The importance of credit control in SACCOs

Credit control is a fundamental aspect of financial management in Savings and Credit Cooperative Organizations (SACCOs). As member-owned financial institutions, SACCOs rely on member contributions to offer loans and other financial services. Without proper credit control measures, SACCOs risk high default rates, financial instability, and potential collapse. Credit control ensures that loan disbursement and repayment processes are structured, reducing the risk of bad debts and maintaining the liquidity necessary for the institution’s sustainability.
One of the primary reasons why credit control is essential in SACCOs is the need to safeguard members’ savings. Unlike commercial banks that rely on external funding sources, SACCOs depend on deposits and retained earnings for operational sustainability. If loans are issued without strict evaluation and monitoring, the risk of non-repayment increases, jeopardizing the financial security of the SACCO and its members. A well-implemented credit control system ensures that loans are issued to eligible members who have the capacity to repay, protecting the institution from financial distress.
Maintaining liquidity is another crucial benefit of credit control in SACCOs. Liquidity refers to the ability of the institution to meet its financial obligations, including loan disbursement and withdrawal requests from members. Effective credit control helps SACCOs manage their loan portfolio efficiently, ensuring that funds are available when needed. When loans are not properly managed, high default rates can lead to cash flow problems, making it difficult for the SACCO to operate smoothly. By enforcing repayment schedules and monitoring loan performance, SACCOs can maintain a healthy liquidity position.
Credit control also enhances financial discipline among members. SACCOs are built on the principle of collective financial growth, where members contribute and borrow responsibly. Enforcing credit control measures, such as loan eligibility criteria and repayment monitoring, encourages members to manage their finances prudently. It discourages over-borrowing and ensures that loans are used for productive purposes, ultimately benefiting both the individual members and the SACCO. Educating members on responsible borrowing and financial planning further strengthens the effectiveness of credit control policies.
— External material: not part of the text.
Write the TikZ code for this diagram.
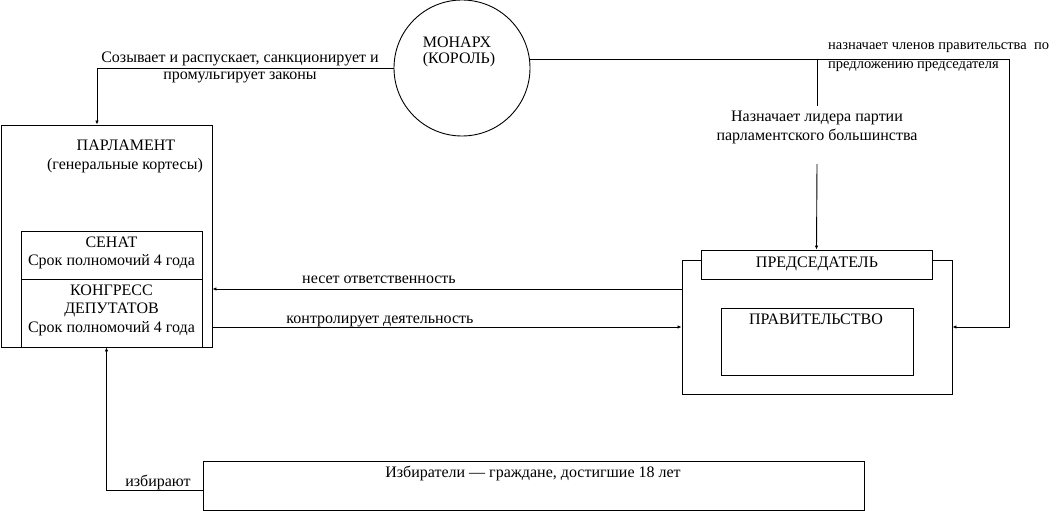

Another key reason for implementing credit control in SACCOs is to comply with regulatory requirements. Institutions such as the Sacco Societies Regulatory Authority (SASRA) in Kenya set guidelines that SACCOs must follow in loan disbursement, credit risk management, and financial reporting. These regulations are designed to ensure the stability of SACCOs and protect members from financial mismanagement. By adhering to these regulatory standards, SACCOs build credibility, attract more members, and enhance trust among stakeholders.
Risk management is another important aspect of credit control in SACCOs. Lending always carries the risk of default, but proper credit control measures help minimize these risks. By conducting thorough credit assessments, requiring collateral or guarantors, and monitoring repayment trends, SACCOs can identify potential defaulters early and take corrective actions. This proactive approach prevents losses and ensures that the institution remains financially strong. SACCOs that fail to implement strict credit control measures often struggle with rising non-performing loans, which can eventually lead to insolvency.
The long-term sustainability of SACCOs heavily depends on effective credit control policies. A SACCO that manages its credit effectively is more likely to experience growth, expand its financial services, and provide better returns to its members. Sustainable financial management allows SACCOs to reinvest profits, offer competitive interest rates on savings, and provide affordable credit facilities. This creates a cycle of financial empowerment that benefits both the institution and its members.